> **SHORT EXERCISE**: Pictures stay out of the copy; set down each line of the listing below exactly.

> **DATASET EXTRACT**:
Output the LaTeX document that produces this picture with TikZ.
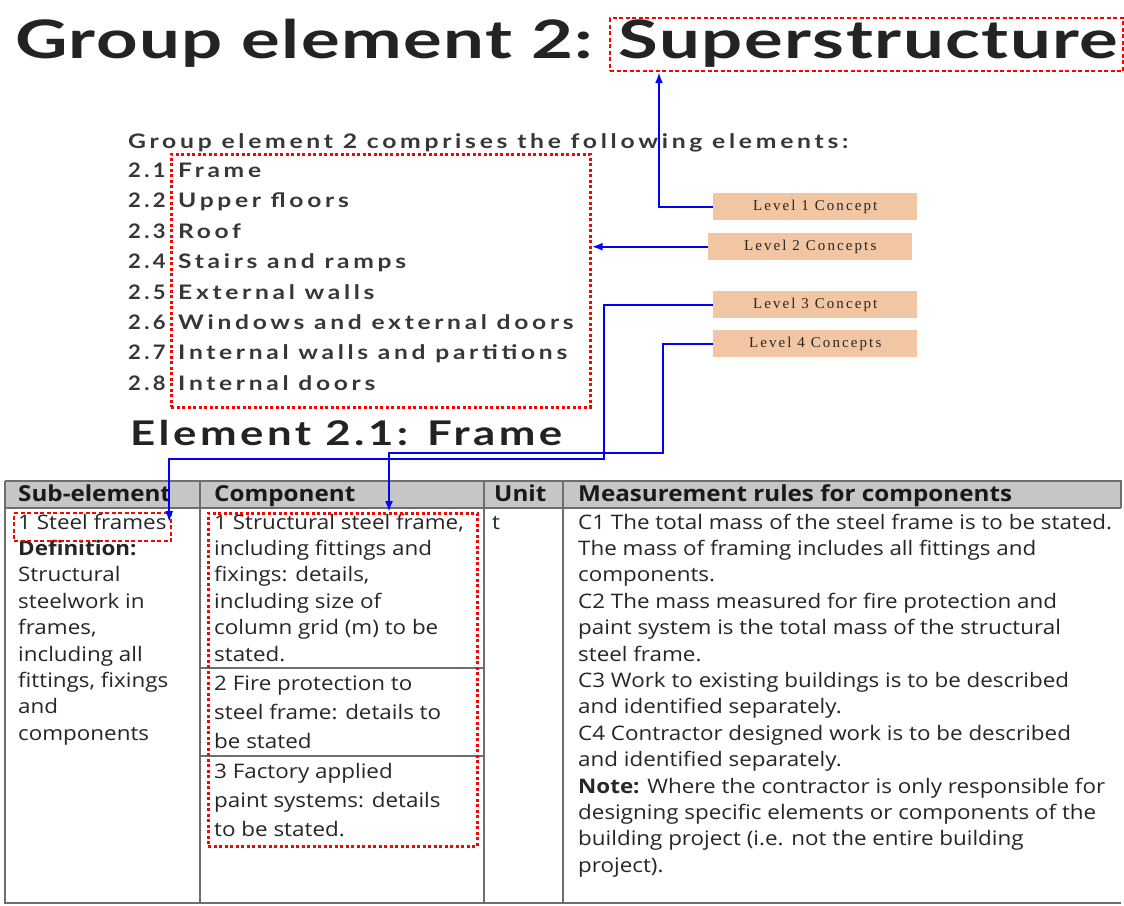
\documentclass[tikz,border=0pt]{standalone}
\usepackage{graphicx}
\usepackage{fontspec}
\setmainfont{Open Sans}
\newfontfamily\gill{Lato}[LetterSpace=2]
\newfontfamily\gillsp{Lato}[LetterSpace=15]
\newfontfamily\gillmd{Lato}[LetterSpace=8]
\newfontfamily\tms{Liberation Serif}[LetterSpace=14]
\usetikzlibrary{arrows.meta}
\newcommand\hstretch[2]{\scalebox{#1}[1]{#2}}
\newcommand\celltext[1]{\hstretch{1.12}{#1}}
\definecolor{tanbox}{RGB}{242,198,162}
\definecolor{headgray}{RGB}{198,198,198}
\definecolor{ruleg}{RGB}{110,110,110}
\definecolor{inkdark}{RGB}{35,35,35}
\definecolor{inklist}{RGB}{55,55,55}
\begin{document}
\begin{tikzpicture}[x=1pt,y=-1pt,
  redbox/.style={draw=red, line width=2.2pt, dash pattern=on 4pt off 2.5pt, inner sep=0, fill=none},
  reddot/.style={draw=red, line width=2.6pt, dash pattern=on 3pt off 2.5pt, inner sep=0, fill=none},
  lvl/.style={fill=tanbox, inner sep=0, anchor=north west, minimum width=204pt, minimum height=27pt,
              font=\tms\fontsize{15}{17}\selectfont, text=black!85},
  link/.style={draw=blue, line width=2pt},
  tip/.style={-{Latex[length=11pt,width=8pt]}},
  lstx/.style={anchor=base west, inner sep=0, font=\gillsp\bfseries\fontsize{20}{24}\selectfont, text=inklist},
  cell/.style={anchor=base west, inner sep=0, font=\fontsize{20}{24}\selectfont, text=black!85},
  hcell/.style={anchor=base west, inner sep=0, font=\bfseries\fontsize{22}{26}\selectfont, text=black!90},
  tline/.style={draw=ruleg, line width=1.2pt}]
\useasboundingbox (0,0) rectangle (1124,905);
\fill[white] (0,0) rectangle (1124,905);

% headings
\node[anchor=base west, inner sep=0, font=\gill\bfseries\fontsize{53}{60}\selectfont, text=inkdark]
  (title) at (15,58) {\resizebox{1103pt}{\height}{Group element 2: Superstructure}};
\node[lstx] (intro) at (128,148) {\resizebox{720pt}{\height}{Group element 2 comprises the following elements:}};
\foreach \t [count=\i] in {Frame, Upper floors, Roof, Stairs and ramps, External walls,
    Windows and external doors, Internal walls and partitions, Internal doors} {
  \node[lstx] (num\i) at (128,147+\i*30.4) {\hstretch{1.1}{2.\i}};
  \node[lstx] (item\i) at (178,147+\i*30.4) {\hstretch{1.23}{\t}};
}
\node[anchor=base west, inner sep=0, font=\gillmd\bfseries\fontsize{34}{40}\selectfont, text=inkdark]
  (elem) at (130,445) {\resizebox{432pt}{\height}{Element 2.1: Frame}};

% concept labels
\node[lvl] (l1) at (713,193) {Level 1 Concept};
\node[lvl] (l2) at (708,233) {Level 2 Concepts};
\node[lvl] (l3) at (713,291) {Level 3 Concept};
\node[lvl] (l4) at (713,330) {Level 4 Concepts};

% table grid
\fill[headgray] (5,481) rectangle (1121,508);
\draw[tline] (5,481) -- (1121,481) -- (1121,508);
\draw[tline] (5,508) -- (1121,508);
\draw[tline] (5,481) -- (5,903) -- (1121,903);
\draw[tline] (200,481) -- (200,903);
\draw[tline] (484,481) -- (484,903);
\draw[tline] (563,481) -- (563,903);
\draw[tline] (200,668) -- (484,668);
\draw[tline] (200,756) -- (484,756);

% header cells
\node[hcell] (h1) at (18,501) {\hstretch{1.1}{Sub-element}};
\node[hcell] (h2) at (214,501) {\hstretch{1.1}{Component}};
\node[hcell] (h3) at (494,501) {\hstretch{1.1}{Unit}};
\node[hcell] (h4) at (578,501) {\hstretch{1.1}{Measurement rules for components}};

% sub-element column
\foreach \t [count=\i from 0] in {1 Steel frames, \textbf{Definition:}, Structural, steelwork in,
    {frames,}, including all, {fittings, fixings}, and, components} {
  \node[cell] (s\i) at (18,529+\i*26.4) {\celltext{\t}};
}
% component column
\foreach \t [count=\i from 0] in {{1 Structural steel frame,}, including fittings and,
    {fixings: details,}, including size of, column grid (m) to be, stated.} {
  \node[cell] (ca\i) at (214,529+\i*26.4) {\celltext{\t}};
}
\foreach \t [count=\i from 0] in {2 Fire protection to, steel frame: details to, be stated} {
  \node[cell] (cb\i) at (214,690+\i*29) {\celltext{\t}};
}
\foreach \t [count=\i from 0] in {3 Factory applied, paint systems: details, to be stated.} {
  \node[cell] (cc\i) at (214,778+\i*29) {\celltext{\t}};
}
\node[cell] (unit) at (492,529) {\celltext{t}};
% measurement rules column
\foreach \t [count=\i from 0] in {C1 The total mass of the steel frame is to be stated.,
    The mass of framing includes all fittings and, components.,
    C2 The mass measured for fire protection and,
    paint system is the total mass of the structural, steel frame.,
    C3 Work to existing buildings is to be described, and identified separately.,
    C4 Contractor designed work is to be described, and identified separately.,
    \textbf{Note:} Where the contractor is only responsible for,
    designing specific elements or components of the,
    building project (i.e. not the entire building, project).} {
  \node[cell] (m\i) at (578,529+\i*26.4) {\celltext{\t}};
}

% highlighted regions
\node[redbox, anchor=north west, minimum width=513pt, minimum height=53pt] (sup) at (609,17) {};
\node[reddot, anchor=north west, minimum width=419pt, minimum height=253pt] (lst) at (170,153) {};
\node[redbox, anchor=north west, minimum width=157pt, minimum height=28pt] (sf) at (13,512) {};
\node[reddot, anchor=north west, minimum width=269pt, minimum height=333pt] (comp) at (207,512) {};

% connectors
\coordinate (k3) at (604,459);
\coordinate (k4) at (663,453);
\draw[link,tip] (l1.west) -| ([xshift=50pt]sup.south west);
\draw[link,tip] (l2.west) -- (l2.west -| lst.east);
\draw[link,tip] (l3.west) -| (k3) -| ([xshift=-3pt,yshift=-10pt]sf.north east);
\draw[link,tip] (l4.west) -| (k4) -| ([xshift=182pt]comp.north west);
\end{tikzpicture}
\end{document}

> **EXERCISE SOLUTION**:
Output the LaTeX document that produces this picture with TikZ.
\documentclass[tikz,border=0pt]{standalone}
\usepackage{graphicx}
\usepackage{fontspec}
\setmainfont{Open Sans}
\newfontfamily\gill{Lato}[LetterSpace=2]
\newfontfamily\gillsp{Lato}[LetterSpace=15]
\newfontfamily\gillmd{Lato}[LetterSpace=8]
\newfontfamily\tms{Liberation Serif}[LetterSpace=14]
\usetikzlibrary{arrows.meta}
\newcommand\hstretch[2]{\scalebox{#1}[1]{#2}}
\newcommand\celltext[1]{\hstretch{1.12}{#1}}
\definecolor{tanbox}{RGB}{242,198,162}
\definecolor{headgray}{RGB}{198,198,198}
\definecolor{ruleg}{RGB}{110,110,110}
\definecolor{inkdark}{RGB}{35,35,35}
\definecolor{inklist}{RGB}{55,55,55}
\begin{document}
\begin{tikzpicture}[x=1pt,y=-1pt,
  redbox/.style={draw=red, line width=2.2pt, dash pattern=on 4pt off 2.5pt, inner sep=0, fill=none},
  reddot/.style={draw=red, line width=2.6pt, dash pattern=on 3pt off 2.5pt, inner sep=0, fill=none},
  lvl/.style={fill=tanbox, inner sep=0, anchor=north west, minimum width=204pt, minimum height=27pt,
              font=\tms\fontsize{15}{17}\selectfont, text=black!85},
  link/.style={draw=blue, line width=2pt},
  tip/.style={-{Latex[length=11pt,width=8pt]}},
  lstx/.style={anchor=base west, inner sep=0, font=\gillsp\bfseries\fontsize{20}{24}\selectfont, text=inklist},
  cell/.style={anchor=base west, inner sep=0, font=\fontsize{20}{24}\selectfont, text=black!85},
  hcell/.style={anchor=base west, inner sep=0, font=\bfseries\fontsize{22}{26}\selectfont, text=black!90},
  tline/.style={draw=ruleg, line width=1.2pt}]
\useasboundingbox (0,0) rectangle (1124,905);
\fill[white] (0,0) rectangle (1124,905);

% headings
\node[anchor=base west, inner sep=0, font=\gill\bfseries\fontsize{53}{60}\selectfont, text=inkdark]
  (title) at (15,58) {\resizebox{1103pt}{\height}{Group element 2: Superstructure}};
\node[lstx] (intro) at (128,148) {\resizebox{720pt}{\height}{Group element 2 comprises the following elements:}};
\foreach \t [count=\i] in {Frame, Upper floors, Roof, Stairs and ramps, External walls,
    Windows and external doors, Internal walls and partitions, Internal doors} {
  \node[lstx] (num\i) at (128,147+\i*30.4) {\hstretch{1.1}{2.\i}};
  \node[lstx] (item\i) at (178,147+\i*30.4) {\hstretch{1.23}{\t}};
}
\node[anchor=base west, inner sep=0, font=\gillmd\bfseries\fontsize{34}{40}\selectfont, text=inkdark]
  (elem) at (130,445) {\resizebox{432pt}{\height}{Element 2.1: Frame}};

% concept labels
\node[lvl] (l1) at (713,193) {Level 1 Concept};
\node[lvl] (l2) at (708,233) {Level 2 Concepts};
\node[lvl] (l3) at (713,291) {Level 3 Concept};
\node[lvl] (l4) at (713,330) {Level 4 Concepts};

% table grid
\fill[headgray] (5,481) rectangle (1121,508);
\draw[tline] (5,481) -- (1121,481) -- (1121,508);
\draw[tline] (5,508) -- (1121,508);
\draw[tline] (5,481) -- (5,903) -- (1121,903);
\draw[tline] (200,481) -- (200,903);
\draw[tline] (484,481) -- (484,903);
\draw[tline] (563,481) -- (563,903);
\draw[tline] (200,668) -- (484,668);
\draw[tline] (200,756) -- (484,756);

% header cells
\node[hcell] (h1) at (18,501) {\hstretch{1.1}{Sub-element}};
\node[hcell] (h2) at (214,501) {\hstretch{1.1}{Component}};
\node[hcell] (h3) at (494,501) {\hstretch{1.1}{Unit}};
\node[hcell] (h4) at (578,501) {\hstretch{1.1}{Measurement rules for components}};

% sub-element column
\foreach \t [count=\i from 0] in {1 Steel frames, \textbf{Definition:}, Structural, steelwork in,
    {frames,}, including all, {fittings, fixings}, and, components} {
  \node[cell] (s\i) at (18,529+\i*26.4) {\celltext{\t}};
}
% component column
\foreach \t [count=\i from 0] in {{1 Structural steel frame,}, including fittings and,
    {fixings: details,}, including size of, column grid (m) to be, stated.} {
  \node[cell] (ca\i) at (214,529+\i*26.4) {\celltext{\t}};
}
\foreach \t [count=\i from 0] in {2 Fire protection to, steel frame: details to, be stated} {
  \node[cell] (cb\i) at (214,690+\i*29) {\celltext{\t}};
}
\foreach \t [count=\i from 0] in {3 Factory applied, paint systems: details, to be stated.} {
  \node[cell] (cc\i) at (214,778+\i*29) {\celltext{\t}};
}
\node[cell] (unit) at (492,529) {\celltext{t}};
% measurement rules column
\foreach \t [count=\i from 0] in {C1 The total mass of the steel frame is to be stated.,
    The mass of framing includes all fittings and, components.,
    C2 The mass measured for fire protection and,
    paint system is the total mass of the structural, steel frame.,
    C3 Work to existing buildings is to be described, and identified separately.,
    C4 Contractor designed work is to be described, and identified separately.,
    \textbf{Note:} Where the contractor is only responsible for,
    designing specific elements or components of the,
    building project (i.e. not the entire building, project).} {
  \node[cell] (m\i) at (578,529+\i*26.4) {\celltext{\t}};
}

% highlighted regions
\node[redbox, anchor=north west, minimum width=513pt, minimum height=53pt] (sup) at (609,17) {};
\node[reddot, anchor=north west, minimum width=419pt, minimum height=253pt] (lst) at (170,153) {};
\node[redbox, anchor=north west, minimum width=157pt, minimum height=28pt] (sf) at (13,512) {};
\node[reddot, anchor=north west, minimum width=269pt, minimum height=333pt] (comp) at (207,512) {};

% connectors
\coordinate (k3) at (604,459);
\coordinate (k4) at (663,453);
\draw[link,tip] (l1.west) -| ([xshift=50pt]sup.south west);
\draw[link,tip] (l2.west) -- (l2.west -| lst.east);
\draw[link,tip] (l3.west) -| (k3) -| ([xshift=-3pt,yshift=-10pt]sf.north east);
\draw[link,tip] (l4.west) -| (k4) -| ([xshift=182pt]comp.north west);
\end{tikzpicture}
\end{document}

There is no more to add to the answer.